- Task
Which lines in the material below contain the word "with"? Copy each of them.

- Records to process

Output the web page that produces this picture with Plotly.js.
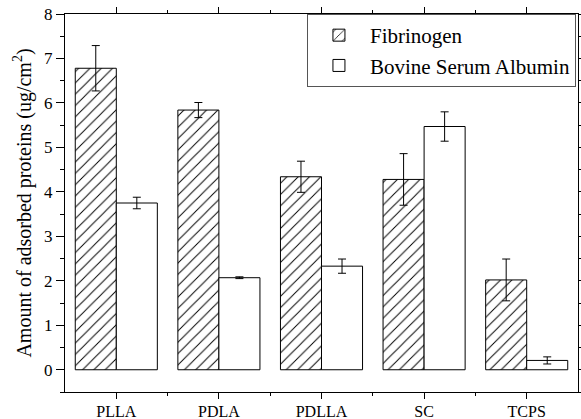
<!DOCTYPE html>
<html><head><meta charset="utf-8">
<script src="https://cdn.plot.ly/plotly-3.0.1.min.js"></script>
<style>html,body{margin:0;padding:0;background:#fff}#chart{width:581px;height:419px}</style>
</head><body><div id="chart"></div>
<script>
const categories = ["PLLA", "PDLA", "PDLLA", "SC", "TCPS"];
const fibrinogen = [6.78, 5.84, 4.34, 4.28, 2.02];
const fibrinogenErr = [0.51, 0.17, 0.35, 0.58, 0.47];
const bsa = [3.75, 2.07, 2.33, 5.47, 0.21];
const bsaErr = [0.13, 0.02, 0.16, 0.33, 0.08];
const seriesNames = ["Fibrinogen", "Bovine Serum Albumin"];

const xpos = categories.map((c, i) => i);
const font = {family: "'Liberation Serif', 'DejaVu Serif', serif", color: "#000"};

const traces = [
  {type: "bar", name: seriesNames[0], x: xpos, y: fibrinogen,
   error_y: {type: "data", array: fibrinogenErr, visible: true, color: "#000", thickness: 1, width: 4},
   marker: {color: "#fff", line: {color: "#000", width: 1},
            pattern: {shape: "/", fgcolor: "#000", bgcolor: "#fff", size: 8, solidity: 0.12}}},
  {type: "bar", name: seriesNames[1], x: xpos, y: bsa,
   error_y: {type: "data", array: bsaErr, visible: true, color: "#000", thickness: 1, width: 4},
   marker: {color: "#fff", line: {color: "#000", width: 1}}}
];

const layout = {
  width: 581, height: 419,
  margin: {l: 65, r: 3, t: 14, b: 27},
  paper_bgcolor: "#fff", plot_bgcolor: "#fff",
  font: Object.assign({size: 16}, font),
  barmode: "group", bargap: 0.2, bargroupgap: 0,
  showlegend: true,
  legend: {x: 0.996, y: 1, xanchor: "right", yanchor: "top", itemwidth: 52,
           bgcolor: "#fff", bordercolor: "#555", borderwidth: 1,
           font: Object.assign({size: 21}, font), tracegroupgap: 0},
  xaxis: {range: [-0.5, 4.5], tickmode: "array", tickvals: xpos, ticktext: categories,
          ticks: "outside", ticklen: 6, tickcolor: "#000", showline: true, linecolor: "#000", linewidth: 1,
          mirror: "ticks", showgrid: false, zeroline: false, tickfont: Object.assign({size: 16}, font),
          ticklabelstandoff: -1,
          minor: {tickmode: "array", tickvals: [0.5, 1.5, 2.5, 3.5], ticks: "outside", ticklen: 3, tickcolor: "#000", showgrid: false}},
  yaxis: {range: [-0.5, 8], dtick: 1, tick0: 0, ticks: "outside", ticklen: 8, tickcolor: "#000",
          showline: true, linecolor: "#000", linewidth: 1, mirror: "ticks", showgrid: false, zeroline: false,
          tickfont: Object.assign({size: 17}, font),
          minor: {dtick: 0.5, tick0: 0, ticks: "outside", ticklen: 4, tickcolor: "#000", showgrid: false},
          title: {text: "Amount of adsorbed proteins (ug/cm<sup>2</sup>)", font: Object.assign({size: 20}, font), standoff: 7}}
};

Plotly.newPlot("chart", traces, layout, {staticPlot: true, displayModeBar: false});
</script>
</body></html>
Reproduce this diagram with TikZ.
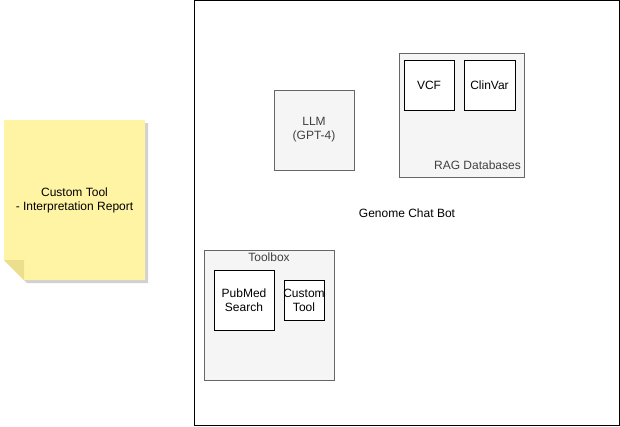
\documentclass[tikz,border=0pt]{standalone}
\usepackage{fontspec}
\setmainfont{Liberation Sans}
\begin{document}
\begin{tikzpicture}[x=1pt,y=-1pt,
  every node/.style={font=\fontsize{12}{14}\selectfont, inner sep=0pt},
  gbox/.style={draw=black!60, fill=black!4, line width=0.8pt},
  wbox/.style={draw=black, fill=white, line width=0.8pt},
  lbl/.style={align=center, text=black}
]
\useasboundingbox (0,0) rectangle (620,426);
\definecolor{notefill}{RGB}{255,244,164}
\definecolor{notefold}{RGB}{235,222,140}
% note with shadow
\fill[black!18] (7,123) -- (148,123) -- (148,283) -- (27,283) -- (7,263) -- cycle;
\path[fill=notefill] (4,120) -- (145,120) -- (145,280) -- (24,280) -- (4,260) -- cycle;
\fill[notefold] (4,260) -- (24,260) -- (24,280) -- cycle;
\node[lbl] (note) at (74.5,200) {Custom Tool\\- Interpretation Report};
% outer frame
\draw[line width=0.8pt] (194.5,0.5) rectangle (619.5,425.5);
\node[lbl] (bot) at (407,213) {Genome Chat Bot};
% LLM
\draw[gbox] (274,90) rectangle (354,170);
\node[lbl, text=black!75] (llm) at (314,130) {LLM\\(GPT-4)};
% RAG
\draw[gbox] (399,53) rectangle (524,177);
\node[anchor=base east, text=black!75] (rag) at (521,169.5) {RAG Databases};
\draw[wbox] (404,60) rectangle (454,110);
\node[lbl] (vcf) at (429,85) {VCF};
\draw[wbox] (464,60) rectangle (515,110);
\node[lbl] (clinvar) at (489.5,85) {ClinVar};
% Toolbox
\draw[gbox] (204,250) rectangle (334,380);
\node[text=black!75] (toolbox) at (269,257.5) {Toolbox};
\draw[wbox] (214,270) rectangle (274,330);
\node[lbl] (pubmed) at (244,300) {PubMed\\Search};
\draw[wbox] (284,280) rectangle (324,320);
\node[lbl] (custom) at (304,300) {Custom\\Tool};
\end{tikzpicture}
\end{document}
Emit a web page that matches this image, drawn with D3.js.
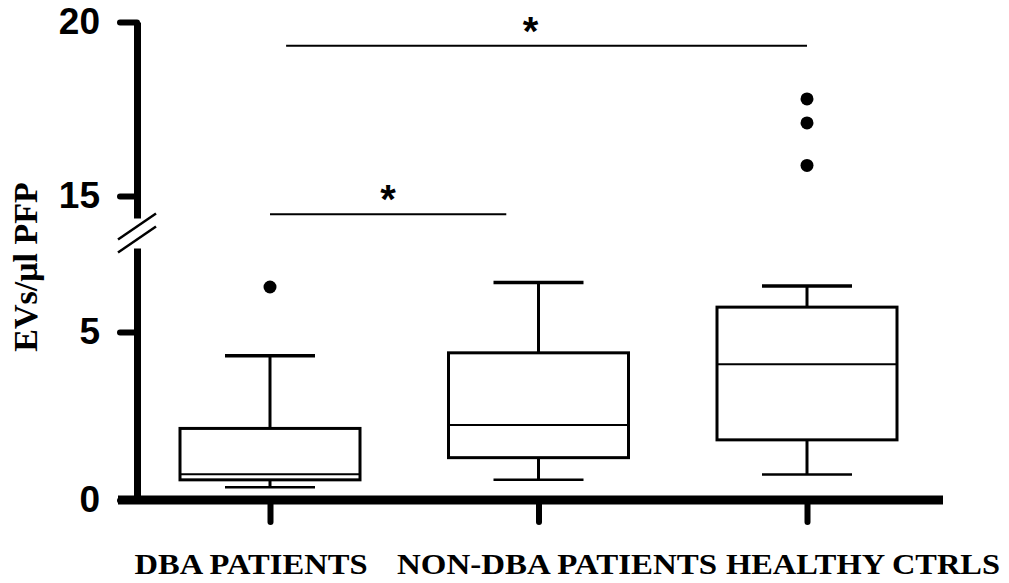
<!DOCTYPE html>
<html>
<head>
<meta charset="utf-8">
<script src="https://cdn.jsdelivr.net/npm/d3@7"></script>
<style>
  html, body { margin: 0; padding: 0; background: #fff; }
  #chart { width: 1009px; height: 583px; }
</style>
</head>
<body>
<div id="chart"></div>
<script>
const categories = ["DBA PATIENTS", "NON-DBA PATIENTS", "HEALTHY CTRLS"];
const whiskerLow = [0.38, 0.60, 0.76];
const q1 = [0.60, 1.26, 1.79];
const medians = [0.77, 2.23, 4.04];
const q3 = [2.13, 4.38, 5.74];
const whiskerHigh = [4.29, 6.47, 6.37];
const outliers = [[6.34], [], [15.88, 17.10, 17.79]];

const yTicksLow = [0, 5];
const yTicksHigh = [15, 20];
const yLabel = "EVs/\u03bcl PFP";

// significance bars: x given in category index units
const sigFrom = [0.06, 0];
const sigTo = [2, 0.88];
const sigY = [19.32, 14.48];
const sigStar = [0.97, 0.44];

const width = 1009;
const height = 583;
const axisX = 137;
const lowBottom = 500, lowTop = 248;
const highBottom = 218, highTop = 22;
const breakAt = 14.37;

const svg = d3.select("#chart").append("svg")
  .attr("width", width)
  .attr("height", height)
  .attr("viewBox", `0 0 ${width} ${height}`);

const x = d3.scalePoint().domain(categories).range([270, 807]);
const xIdx = d3.scaleLinear().domain([0, 2]).range([270, 807]);
const labelX = d3.scalePoint().domain(categories).range([251, 863]);
const labelW = [233, 320, 274];

const yLow = d3.scaleLinear().domain([0, 7.5]).range([lowBottom, lowTop]);
const yHigh = d3.scaleLinear().domain([breakAt, 20]).range([highBottom, highTop]);
const yPos = v => v >= breakAt ? yHigh(v) : yLow(v);

const boxes = categories.map((c, i) => ({
  cat: c, lo: whiskerLow[i], q1: q1[i], med: medians[i], q3: q3[i], hi: whiskerHigh[i], out: outliers[i]
}));

// y axis, two segments
function styleYAxis(g) {
  g.select(".domain").attr("stroke", "#000").attr("stroke-width", 7);
  g.selectAll(".tick line").attr("stroke", "#000").attr("stroke-width", 6).attr("stroke-linecap", "round");
  g.selectAll(".tick text")
    .attr("font-family", "'Liberation Sans', Arial, sans-serif")
    .attr("font-weight", "bold")
    .attr("font-size", 37)
    .attr("fill", "#000");
}

svg.append("g")
  .attr("transform", `translate(${axisX},0)`)
  .call(d3.axisLeft(yLow).tickValues(yTicksLow).tickFormat(d3.format("d"))
    .tickSize(17).tickSizeOuter(0).tickPadding(20))
  .call(styleYAxis);

svg.append("g")
  .attr("transform", `translate(${axisX},0)`)
  .call(d3.axisLeft(yHigh).tickValues(yTicksHigh).tickFormat(d3.format("d"))
    .tickSize(17).tickSizeOuter(0).tickPadding(20))
  .call(styleYAxis);

// axis break marks
const breakMid = (highBottom + lowTop) / 2;
[-6.5, 6.5].forEach(off => {
  svg.append("line")
    .attr("x1", axisX - 19).attr("y1", breakMid + off + 13)
    .attr("x2", axisX + 19).attr("y2", breakMid + off - 13)
    .attr("stroke", "#000").attr("stroke-width", 2.5);
});

// x axis
svg.append("g")
  .attr("transform", `translate(0,${yLow(0)})`)
  .call(d3.axisBottom(x).tickSize(22).tickSizeOuter(0).tickFormat(""))
  .call(g => g.select(".domain").remove())
  .call(g => g.selectAll(".tick line").attr("stroke", "#000").attr("stroke-width", 6).attr("stroke-linecap", "round"));

svg.append("line")
  .attr("x1", 118).attr("x2", 943)
  .attr("y1", yLow(0)).attr("y2", yLow(0))
  .attr("stroke", "#000").attr("stroke-width", 9);

svg.append("g").selectAll("text")
  .data(categories)
  .join("text")
  .attr("x", d => labelX(d))
  .attr("y", 574)
  .attr("text-anchor", "middle")
  .attr("font-family", "'Liberation Serif', 'Times New Roman', serif")
  .attr("font-weight", "bold")
  .attr("font-size", 29)
  .attr("textLength", (d, i) => labelW[i])
  .attr("lengthAdjust", "spacingAndGlyphs")
  .attr("fill", "#000")
  .text(d => d);

svg.append("text")
  .attr("transform", `translate(37,267) rotate(-90)`)
  .attr("text-anchor", "middle")
  .attr("font-family", "'Liberation Serif', 'Times New Roman', serif")
  .attr("font-weight", "bold")
  .attr("font-size", 34)
  .attr("fill", "#000")
  .text(yLabel);

// box plots
const boxW = 180, capW = 90;
const bg = svg.append("g").selectAll("g").data(boxes).join("g");

bg.append("line")
  .attr("x1", d => x(d.cat)).attr("x2", d => x(d.cat))
  .attr("y1", d => yLow(d.hi)).attr("y2", d => yLow(d.q3))
  .attr("stroke", "#000").attr("stroke-width", 3);
bg.append("line")
  .attr("x1", d => x(d.cat)).attr("x2", d => x(d.cat))
  .attr("y1", d => yLow(d.q1)).attr("y2", d => yLow(d.lo))
  .attr("stroke", "#000").attr("stroke-width", 3);
bg.append("line")
  .attr("x1", d => x(d.cat) - capW / 2).attr("x2", d => x(d.cat) + capW / 2)
  .attr("y1", d => yLow(d.hi)).attr("y2", d => yLow(d.hi))
  .attr("stroke", "#000").attr("stroke-width", 3.5);
bg.append("line")
  .attr("x1", d => x(d.cat) - capW / 2).attr("x2", d => x(d.cat) + capW / 2)
  .attr("y1", d => yLow(d.lo)).attr("y2", d => yLow(d.lo))
  .attr("stroke", "#000").attr("stroke-width", 2.5);
bg.append("rect")
  .attr("x", d => x(d.cat) - boxW / 2)
  .attr("width", boxW)
  .attr("y", d => yLow(d.q3))
  .attr("height", d => yLow(d.q1) - yLow(d.q3))
  .attr("fill", "#fff")
  .attr("stroke", "#000").attr("stroke-width", 3);
bg.append("line")
  .attr("x1", d => x(d.cat) - boxW / 2).attr("x2", d => x(d.cat) + boxW / 2)
  .attr("y1", d => yLow(d.med)).attr("y2", d => yLow(d.med))
  .attr("stroke", "#000").attr("stroke-width", 2);

bg.selectAll("circle")
  .data(d => d.out.map(v => ({cat: d.cat, v})))
  .join("circle")
  .attr("cx", d => x(d.cat))
  .attr("cy", d => yPos(d.v))
  .attr("r", 6.5)
  .attr("fill", "#000");

// significance bars
const sig = sigY.map((v, i) => ({from: sigFrom[i], to: sigTo[i], y: v, star: sigStar[i]}));
svg.append("g").selectAll("line")
  .data(sig)
  .join("line")
  .attr("x1", d => xIdx(d.from)).attr("x2", d => xIdx(d.to))
  .attr("y1", d => yHigh(d.y)).attr("y2", d => yHigh(d.y))
  .attr("stroke", "#000").attr("stroke-width", 2);
svg.append("g").selectAll("text")
  .data(sig)
  .join("text")
  .attr("x", d => xIdx(d.star))
  .attr("y", d => yHigh(d.y) - 1)
  .attr("text-anchor", "middle")
  .attr("font-family", "'Liberation Sans', Arial, sans-serif")
  .attr("font-weight", "bold")
  .attr("font-size", 40)
  .attr("fill", "#000")
  .text("*");
</script>
</body>
</html>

- Exercise result
Output the web page that produces this picture with Plotly.js.
Reproduce this diagram with TikZ.
% note with shadow
Emit a web page that matches this image, drawn with D3.js.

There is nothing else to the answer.